There are 454 firefighters on the fire, including 15 crews, four helicopters, four engines, three dozers and support personnel. Cloud cover and isolated thunderstorms today will decrease temperatures and increase humidity, while winds will push the fire north. Smoke is expected to stick around.

Fire officials held a public meeting Thursday evening in the community of Waha, with nearly 250 residents in attendance. A Stage 2 Evacuation Warning is in effect for the communities of Waha and Redbird, where residents should be prepared to leave at a moment's notice. Residents along the Snake River nearby are under a Stage 3 Evacuation Request, requiring people to leave the area immediately. Boaters on the Snake River need to be aware of helicopter and plane activity in the area.

  • Idaho Department of Lands
The Highrange Fire
The Highrange Fire was also sparked on Aug. 2 by lightning eight miles west of White Bird near the Hells Canyon Recreation Area. The fire is now 4,078 acres in size, with no containment yet. Thirty structures are threatened, but so far none have been lost.

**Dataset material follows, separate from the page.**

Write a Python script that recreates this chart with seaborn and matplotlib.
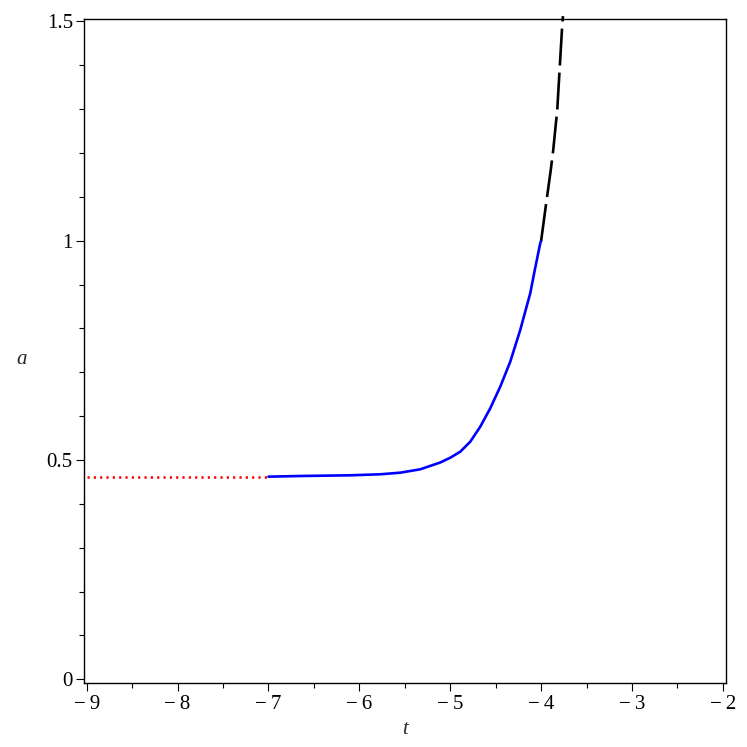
import matplotlib
matplotlib.use("Agg")
import matplotlib.pyplot as plt
from matplotlib.ticker import MultipleLocator
import seaborn as sns
import pandas as pd

# ---- data ----
red_t = [-9.0, -7.0]
red_a = [0.461, 0.461]

blue_t = [-7.0, -6.65, -6.10, -5.77, -5.55, -5.33, -5.11, -5.00, -4.89, -4.78,
          -4.67, -4.56, -4.45, -4.34, -4.23, -4.18, -4.12, -4.07, -4.01, -4.0]
blue_a = [0.462, 0.4635, 0.4651, 0.4674, 0.4711, 0.4788, 0.4943, 0.5052, 0.5189, 0.5417,
          0.5759, 0.6179, 0.6671, 0.7241, 0.7964, 0.8345, 0.8801, 0.9332, 0.9941, 1.0]

black_t = [-4.0, -3.945, -3.895, -3.867, -3.823, -3.793, -3.768, -3.760]
black_a = [1.0, 1.085, 1.16, 1.207, 1.298, 1.404, 1.492, 1.512]

x_ticks = [-9, -8, -7, -6, -5, -4, -3, -2]
x_tick_labels = ["\u2212\u20099", "\u2212\u20098", "\u2212\u20097", "\u2212\u20096",
                 "\u2212\u20095", "\u2212\u20094", "\u2212\u20093", "\u2212\u20092"]
y_ticks = [0, 0.5, 1, 1.5]
y_tick_labels = ["0", "0.5", "1", "1.5"]
x_label = "t"
y_label = "a"

sns.set_style("white")
plt.rcParams["font.family"] = ["Liberation Serif", "DejaVu Serif"]

fig = plt.figure(figsize=(7.47, 7.47), dpi=100)
ax = fig.add_axes([0.1124, 0.0857, 0.8594, 0.8882])

red_df = pd.DataFrame({"t": red_t, "a": red_a})
blue_df = pd.DataFrame({"t": blue_t, "a": blue_a})
black_df = pd.DataFrame({"t": black_t, "a": black_a})

sns.lineplot(data=red_df, x="t", y="a", ax=ax, color="#ff0000", lw=1.9,
             sort=False, estimator=None)
ax.lines[-1].set_dashes((0.8, 1.6))
ax.lines[-1].set_dash_capstyle("butt")
sns.lineplot(data=blue_df, x="t", y="a", ax=ax, color="#0000ff", lw=1.9,
             sort=False, estimator=None)
ax.lines[-1].set_solid_joinstyle("round")
sns.lineplot(data=black_df, x="t", y="a", ax=ax, color="black", lw=1.9,
             sort=False, estimator=None)
ax.lines[-1].set_dashes((14, 2.7))
ax.lines[-1].set_clip_on(False)

ax.set_xlim(-9.03, -1.967)
ax.set_ylim(-0.0084, 1.5043)

ax.set_xticks(x_ticks)
ax.set_xticklabels(x_tick_labels)
ax.set_yticks(y_ticks)
ax.set_yticklabels(y_tick_labels)
ax.xaxis.set_minor_locator(MultipleLocator(0.5))
ax.yaxis.set_minor_locator(MultipleLocator(0.1))

ax.tick_params(axis="both", which="major", direction="out", length=5.5, width=0.8,
               labelsize=15, color="black", labelcolor="black",
               bottom=True, left=True, top=False, right=False)
ax.tick_params(axis="x", which="major", pad=3.5)
ax.tick_params(axis="y", which="major", pad=2.5)
ax.tick_params(axis="both", which="minor", direction="out", length=3.3, width=0.8,
               bottom=True, left=True, top=False, right=False, color="black")

for s in ax.spines.values():
    s.set_visible(True)
    s.set_color("black")
    s.set_linewidth(1.0)

ax.set_xlabel(x_label, fontstyle="italic", fontsize=15)
ax.set_ylabel(y_label, fontstyle="italic", fontsize=15, rotation=0,
              ha="center", va="center")
ax.xaxis.set_label_coords(0.5, -0.056)
ax.yaxis.set_label_coords(-0.0966, 0.487)
ax.grid(False)

fig.savefig("out.png", dpi=100)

Firefighting conditions are extremely challenging because of high temperatures, low humidity, steep ground, tight canyons and homes in the proximity. A few camps are being set up along the fire line to keep crews close to the blaze.

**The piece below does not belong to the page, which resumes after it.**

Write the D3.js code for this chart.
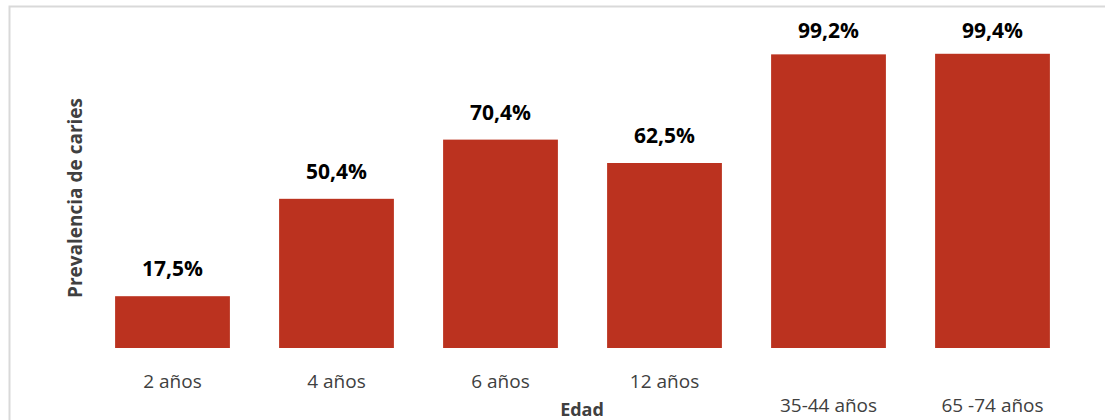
<!DOCTYPE html>
<html>
<head>
<meta charset="utf-8">
<script src="https://cdn.jsdelivr.net/npm/d3@7"></script>
<style>
  html, body { margin: 0; padding: 0; background: #fff; }
  svg { display: block; }
</style>
</head>
<body>
<svg id="chart" width="1105" height="420"></svg>
<script>
// Data
const categories = ["2 años", "4 años", "6 años", "12 años", "\n35-44 años", "\n65 -74 años"];
const values = [17.5, 50.4, 70.4, 62.5, 99.2, 99.4];
const yTitle = "Prevalencia de caries";
const xTitle = "Edad";

const svg = d3.select("#chart");

// Frame
svg.append("rect")
  .attr("x", 9.5).attr("y", 6.5)
  .attr("width", 1200).attr("height", 500)
  .attr("fill", "#fff")
  .attr("stroke", "#d9d9d9")
  .attr("stroke-width", 2);

const x = d3.scaleBand()
  .domain(categories)
  .range([90.5, 1074.5])
  .paddingInner(0.3)
  .paddingOuter(0.15);

const y = d3.scaleLinear().domain([0, 100]).range([348, 52]);

const locale = d3.formatLocale({decimal: ",", thousands: ".", grouping: [3], currency: ["", "€"]});
const fmt = locale.format(".1f");

const data = categories.map((c, i) => ({c, v: values[i]}));

// Bars
svg.append("g").selectAll("rect")
  .data(data)
  .join("rect")
  .attr("x", d => x(d.c))
  .attr("y", d => y(d.v))
  .attr("width", x.bandwidth())
  .attr("height", d => y(0) - y(d.v))
  .attr("fill", "#bb321f");

// Value labels
svg.append("g").selectAll("text")
  .data(data)
  .join("text")
  .attr("x", d => x(d.c) + x.bandwidth() / 2)
  .attr("y", d => Math.max(y(d.v) - 20, 38))
  .attr("text-anchor", "middle")
  .attr("font-family", "'Open Sans', sans-serif")
  .attr("font-weight", "bold")
  .attr("font-size", 21)
  .attr("fill", "#000")
  .text(d => fmt(d.v) + "%");

// X axis
const xAxis = svg.append("g")
  .attr("transform", `translate(0,${y(0)})`)
  .call(d3.axisBottom(x).tickSize(0).tickFormat(""));
xAxis.select(".domain").remove();
xAxis.selectAll(".tick").each(function(d) {
  const t = d3.select(this).append("text")
    .attr("text-anchor", "middle")
    .attr("font-family", "'Open Sans', sans-serif")
    .attr("font-size", 19)
    .attr("fill", "#404040");
  d.split("\n").forEach((line, i) => {
    t.append("tspan").attr("x", 0).attr("y", 40 + i * 24).text(line);
  });
});

// Axis titles
svg.append("text")
  .attr("x", 582).attr("y", 416)
  .attr("text-anchor", "middle")
  .attr("font-family", "'Open Sans', sans-serif")
  .attr("font-weight", "bold")
  .attr("font-size", 18)
  .attr("fill", "#404040")
  .text(xTitle);

svg.append("text")
  .attr("transform", "translate(82,198) rotate(-90)")
  .attr("text-anchor", "middle")
  .attr("font-family", "'Open Sans', sans-serif")
  .attr("font-weight", "bold")
  .attr("font-size", 19)
  .attr("fill", "#404040")
  .text(yTitle);
</script>
</body>
</html>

Much of the crews' energy is being spent protecting homes and structures. There are 245 personnel fighting the fire, including four engines, one dozer, one helicopter and one water tender. At 6 a.m., the fire was transferred to the Western Montana Type 2 Incident Management Team.

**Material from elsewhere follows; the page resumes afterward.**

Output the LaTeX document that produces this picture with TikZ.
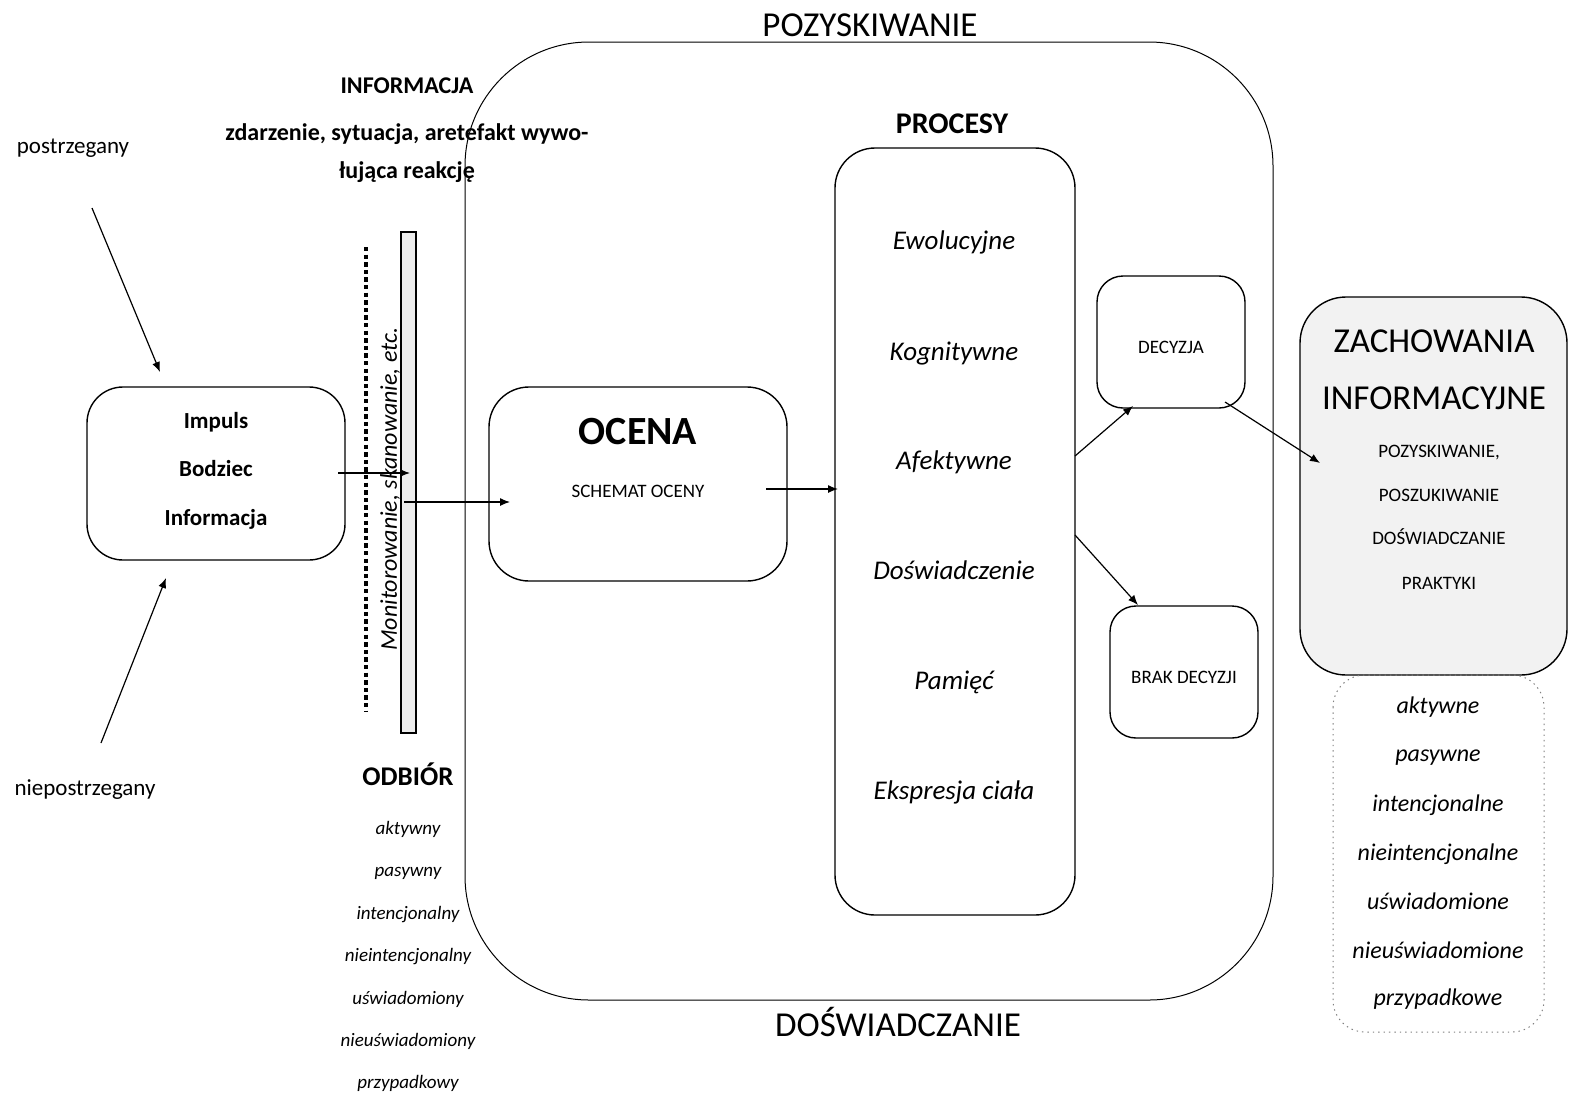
\documentclass[tikz,border=0pt]{standalone}
\usepackage{fontspec}
\setmainfont{Carlito}
\usetikzlibrary{arrows.meta}
\newcommand{\fs}[1]{\fontsize{#1}{#1}\selectfont}
\tikzset{
  box/.style={draw, line width=0.7pt, rounded corners=#1},
  conn/.style={line width=0.6pt, -{Latex[length=5pt,width=4pt]}},
  txt/.style={inner sep=0pt, anchor=base, yshift={-0.322*#1}},
  txtml/.style={inner sep=0pt, anchor=center},
}
\begin{document}
\begin{tikzpicture}[x=0.5pt,y=-0.5pt]
\useasboundingbox (0,0) rectangle (1569,1093);
% big frame
\draw[box=62pt, line width=0.5pt] (465,42) rectangle (1273,1000);
\node[txt=17.5, font=\fs{17.5}] (poz) at (870,25) {POZYSKIWANIE};
\node[txt=17.5, font=\fs{17.5}] (dos) at (898,1025) {DOŚWIADCZANIE};
% INFORMACJA
\node[txt=12, font=\fs{12}\bfseries] (info) at (407,86) {INFORMACJA};
\node[txtml, align=center] (zd) at (407,153) {\fs{12}\bfseries zdarzenie, sytuacja, aretefakt wywo-\\[7pt]\fs{12}\bfseries łująca reakcję};
% left labels
\node[txt=11.5, font=\fs{11.5}] (post) at (73,146) {postrzegany};
\node[txt=11.5, font=\fs{11.5}] (niepost) at (85,788) {niepostrzegany};
\coordinate (pa) at (92,208);
\coordinate (na) at (101,743);
% impuls box
\draw[box=18pt] (87,387) rectangle (345,560);
\node[txt=11.5, font=\fs{11.5}\bfseries] (imp) at (216,421) {Impuls};
\node[txt=11.5, font=\fs{11.5}\bfseries] (bod) at (216,469) {Bodziec};
\node[txt=11.5, font=\fs{11.5}\bfseries] (inf) at (216,518) {Informacja};
\coordinate (imptop) at (160,372);
\coordinate (impbot) at (166,578);
\draw[conn] (pa) -- (imptop);
\draw[conn] (na) -- (impbot);
% bar and dotted line
\draw[fill=gray!15, line width=0.7pt] (401,232) rectangle (416,733);
\draw[line width=2.2pt, dash pattern=on 2.2pt off 1.6pt] (366,247) -- (366,712);
\node[txtml, rotate=90, font=\fs{12}\itshape] (mon) at (390,489) {Monitorowanie, skanowanie, etc.};
\coordinate (impout) at (338,473);
\coordinate (barin) at (410,473);
\coordinate (barout) at (404,502);
\draw[conn] (impout) -- (barin);
% ODBIOR
\node[txt=13.5, font=\fs{13.5}\bfseries] (odb) at (408,777) {ODBIÓR};
\tikzset{odl/.style={txt=9.5, font=\fs{9.5}\itshape}}
\node[odl] (o1) at (408,828) {aktywny};
\node[odl] (o2) at (408,870) {pasywny};
\node[odl] (o3) at (408,913) {intencjonalny};
\node[odl] (o4) at (408,955) {nieintencjonalny};
\node[odl] (o5) at (408,998) {uświadomiony};
\node[odl] (o6) at (408,1040) {nieuświadomiony};
\node[odl] (o7) at (408,1082) {przypadkowy};
% OCENA
\draw[box=20pt] (489,387) rectangle (787,581);
\node[txt=20, font=\fs{20}\bfseries] (oc) at (638,432) {OCENA};
\node[txt=9.5, font=\fs{9.5}] (sch) at (638,491) {SCHEMAT OCENY};
\coordinate (ocin) at (510,502);
\draw[conn] (barout) -- (ocin);
% PROCESY
\node[txt=15, font=\fs{15}\bfseries] (proc) at (952,124) {PROCESY};
\draw[box=20pt] (835,148) rectangle (1075,915);
\tikzset{prl/.style={txt=13.5, font=\fs{13.5}\itshape}}
\node[prl] (p1) at (954,241) {Ewolucyjne};
\node[prl] (p2) at (954,352) {Kognitywne};
\node[prl] (p3) at (954,461) {Afektywne};
\node[prl] (p4) at (954,571) {Doświadczenie};
\node[prl] (p5) at (954,681) {Pamięć};
\node[prl] (p6) at (954,791) {Ekspresja ciała};
\coordinate (ocout) at (766,489);
\coordinate (prin) at (838,489);
\draw[conn] (ocout) -- (prin);
% DECYZJA
\draw[box=13pt] (1097,276) rectangle (1245,408);
\node[txt=9.5, font=\fs{9.5}] (dec) at (1171,347) {DECYZJA};
\draw[box=13pt] (1110,606) rectangle (1258,738);
\node[txt=9.5, font=\fs{9.5}] (brak) at (1184,677) {BRAK DECYZJI};
\coordinate (pr1) at (1075,456);
\coordinate (dec1) at (1133,406);
\coordinate (pr2) at (1075,535);
\coordinate (brak1) at (1138,605);
\draw[conn] (pr1) -- (dec1);
\draw[conn] (pr2) -- (brak1);
% ZACHOWANIA
\draw[box=23pt, fill=gray!10] (1300,297) rectangle (1567,675);
\node[txt=17.5, font=\fs{17.5}] (zach) at (1434,341) {ZACHOWANIA};
\node[txt=17.5, font=\fs{17.5}] (infc) at (1434,398) {INFORMACYJNE};
\tikzset{zl/.style={txt=9.5, font=\fs{9.5}}}
\node[zl] (z1) at (1439,451) {POZYSKIWANIE,};
\node[zl] (z2) at (1439,495) {POSZUKIWANIE};
\node[zl] (z3) at (1439,538) {DOŚWIADCZANIE};
\node[zl] (z4) at (1439,583) {PRAKTYKI};
\coordinate (decout) at (1225,402);
\coordinate (zin) at (1320,463);
\draw[conn] (decout) -- (zin);
% dotted box
\draw[box=16pt, dotted, line width=0.5pt, gray] (1333,675) rectangle (1544,1032);
\tikzset{rl/.style={txt=12, font=\fs{12}\itshape}}
\node[rl] (r1) at (1438,706) {aktywne};
\node[rl] (r2) at (1438,754) {pasywne};
\node[rl] (r3) at (1438,804) {intencjonalne};
\node[rl] (r4) at (1438,853) {nieintencjonalne};
\node[rl] (r5) at (1438,902) {uświadomione};
\node[rl] (r6) at (1438,951) {nieuświadomione};
\node[rl] (r7) at (1438,998) {przypadkowe};
\end{tikzpicture}
\end{document}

A Stage 3 evacuation for Gretta Creek is in effect and residents should leave the area for their own safety, though no closures are in place. Recreationalists visiting the area should stay alert for changing fire conditions. A Temporary Flight Restriction is in place to keep non-fire-related aircraft out of the area.

The Goat Fire
  • Salmon-Challis National Forest

Burning two miles from the mouth of the Middle Fork of the Salmon River, the Goat Fire has consumed 366 acres since it started from lightning on Aug. 1. Fire growth is minimal, while helicopter buckets are dropping to prevent trail closures. There are no closures at this time.

Weather conditions have favored limited fire growth, and fire officials are monitoring the fire. Because of extremely steep, rugged and inaccessible terrain, it isn't safe to staff the fire with firefighters. They're developing long-term plans to keep the fire's impact to the Middle Fork and Main Salmon River corridors to a minimum.

Salmon-Challis National Forest fire managers expect the fire to continue to burn throughout the summer, or until a significant weather event occurs.